Abstract

Mutual exclusion is a fundamental distributed coordination problem. Shared-memory mutual exclusion research focuses on local-spin algorithms and uses the remote memory references (RMRs) metric. To ensure the correctness of concurrent algorithms in general, and mutual exclusion algorithms in particular, it is often required to prohibit certain re-orderings of memory instructions that may compromise correctness, by inserting memory fence (a.k.a. memory barrier) instructions. Memory fences incur non-negligible overhead and may significantly increase time complexity.A mutual exclusion algorithm is adaptive to total contention (or simply adaptive), if the time complexity of every passage (an entry to the critical section and the corresponding exit) is a function of total contention, that is, the number of processes, k, that participate in the execution in which that passage is performed. We say that an algorithm A is f-adaptive (and that f is an adaptivity function of A), if the time complexity of every passage in A is O(f(k)). Adaptive implementations are desirable when contention is much smaller than the total number of processes, n, sharing the implementation.Recent work [5] presented the first read/write mutual exclusion algorithm with asymptotically optimal complexity under both the RMRs and fences metrics: each passage through the critical section incurs O(log n) RMRs and a constant number of fences. The algorithm works in the popular Total Store Ordering (TSO) model.

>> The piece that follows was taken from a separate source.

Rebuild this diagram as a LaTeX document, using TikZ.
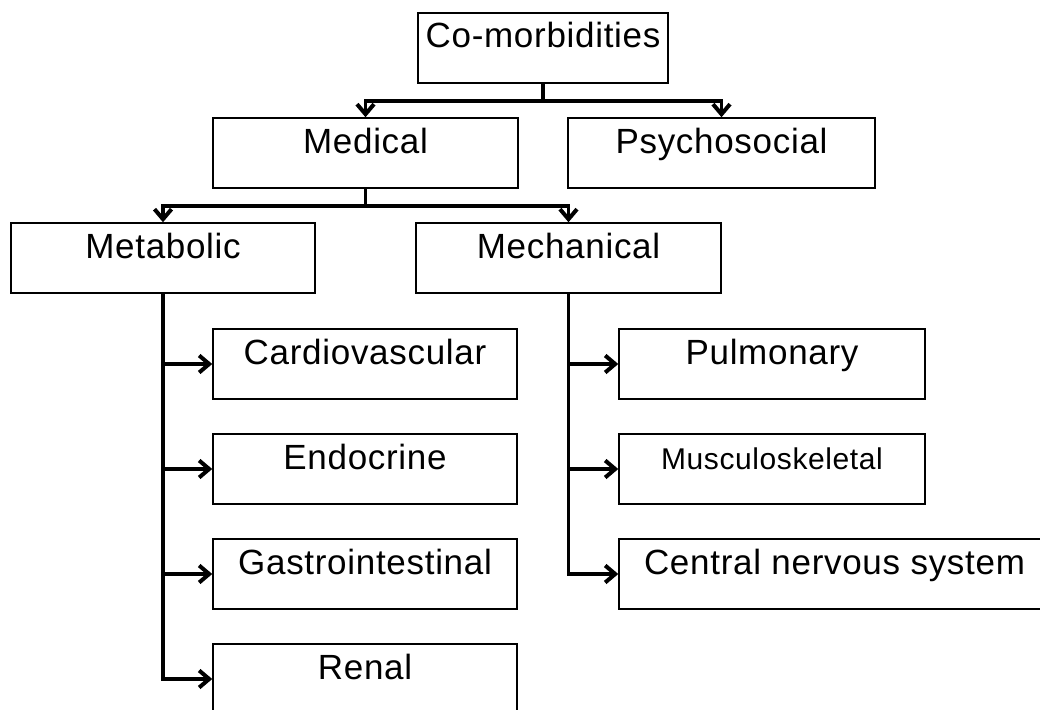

The algorithm of [5] is non-adaptive, however, and they posed the question of whether there exists an adaptive mutual exclusion algorithm with the same complexities.We provide a negative answer to this question, thus capturing an inherent cost of adaptivity. In fact, we prove a stronger result: adaptive read/write mutual exclusion algorithms with constant fence complexity do not exist, regardless of their RMR complexity. This result follows from a general tradeoff that we establish for such algorithms, between the fence complexity and the growth rate of adaptivity functions. Specifically, we prove that the fence complexity of any such algorithm with a linear (or sub-linear) adaptivity function is Ω(log log n). The tradeoff holds for implementations that may use compare-and-swap operations, in addition to reads and writes.We show that our results apply also to obstruction-free implementations of well-known objects, such as counters, stacks and queues.